70. Hy, Zy, Hine: only two of the astonishingly numerous and frequently bizarre accounts of this phrase carry any conviction, those of G. Pitts (‘Browning’s “Soliloquy of the Spanish Cloister”: Hy, Zy, Hine, N & Q xiii [1966] 339–40) and J. F. Loucks (‘ “Hy, Zy, Hine” and Peter of Abano’, VP xii [1974] 165–9). Pitts argues that B. derived it from a medieval liturgical parody, the Mass of the Ass; Loucks, that B. adapted the phrase from a string of nonsense words in a medieval manual of magic formulae, the Heptameron, or Elementa Magica, ascribed to Pietro of Abano (c. 1250–c. 1316). B. was certainly familiar with Abano’s work from his reading in the occult (see headnote to Paracelsus, I 105); cp. his translation of a quatrain ascribed to Abano (II 371) and the late poem Pietro of Abano (DI2, 1880). S. H. Aiken (‘ “Hy, Zy, Hine” and Browning’s Medieval Sources for “Soliloquy of the Spanish Cloister” ’, VP xvii [1979] 377–85), while admitting that B.’s spelling of the phrase may have been influenced by the Abano source, supports Pitts’ argument by drawing attention to the availability of the Mass of the Ass in learned and popular writings of the period, esp. William Hone’s Ancient Mysteries Described (1823). Hone notes that the mock-ceremony begins before vespers and parodies vesper anthems; he also mentions the survival of such customs in contemporary Spain. Aiken’s argument is persuasive except that it gives the speaker no motive for uttering the phrase other than a general inclination to mock Brother Lawrence; Loucks’s interpretation, that the phrase is the beginning of a magic formula which will raise the devil with whom the speaker proposes (whether in earnest or no) to make his pact, fits the context better.

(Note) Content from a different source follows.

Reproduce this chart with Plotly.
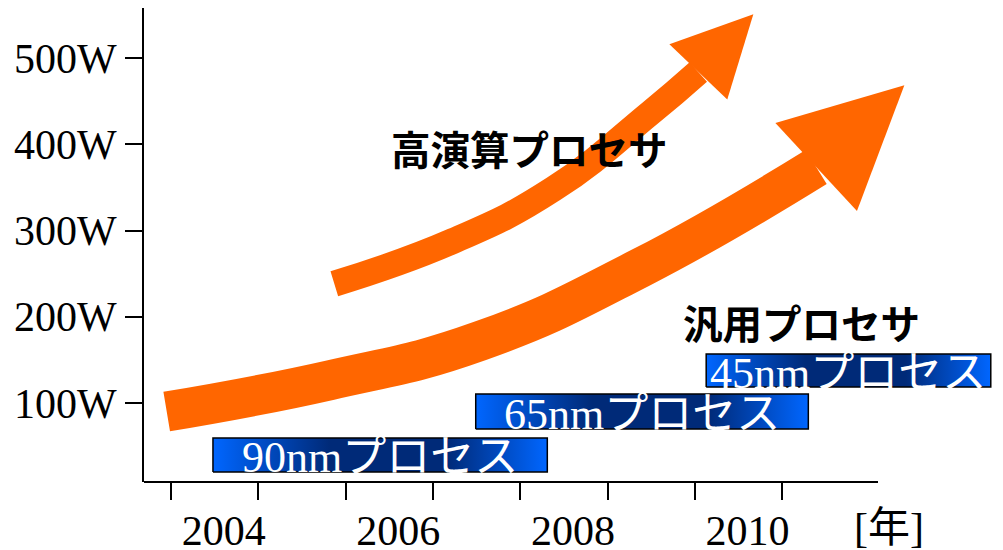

71–2. Plena gratiâ / Ave, Virgo: ‘full of grace, hail, Virgin’. Two problems arise in connection with this phrase: the first, that its Latin, besides being in an odd order, represents a hybrid of two prayers, the ‘Hail Mary’ and the ‘Litany to the Blessed Virgin’; and second, that neither of these two was the conventional opening of vespers in the 19th century. It is unlikely either that the speaker would deliberately mock the ritual, or that he, of all people, would make a mistake; according to C. T. Phipps, SJ (VP vii [1969] 158–9), the error is B.’s, and ‘resulted from equating the vesper bell with the evening Angelus. The thrice-daily Angelus bell is a signal for an antiphonal prayer honoring the Incarnation … which includes most of the words of the present-day form of the Ave Maria’. As for the words themselves, and their order, it is probable that B. altered them to fit the rhyme and rhythm of the stanza. Cp. Ring vi 438ff. for another passage in which the Latin liturgy is interjected with a speaker’s profane comments.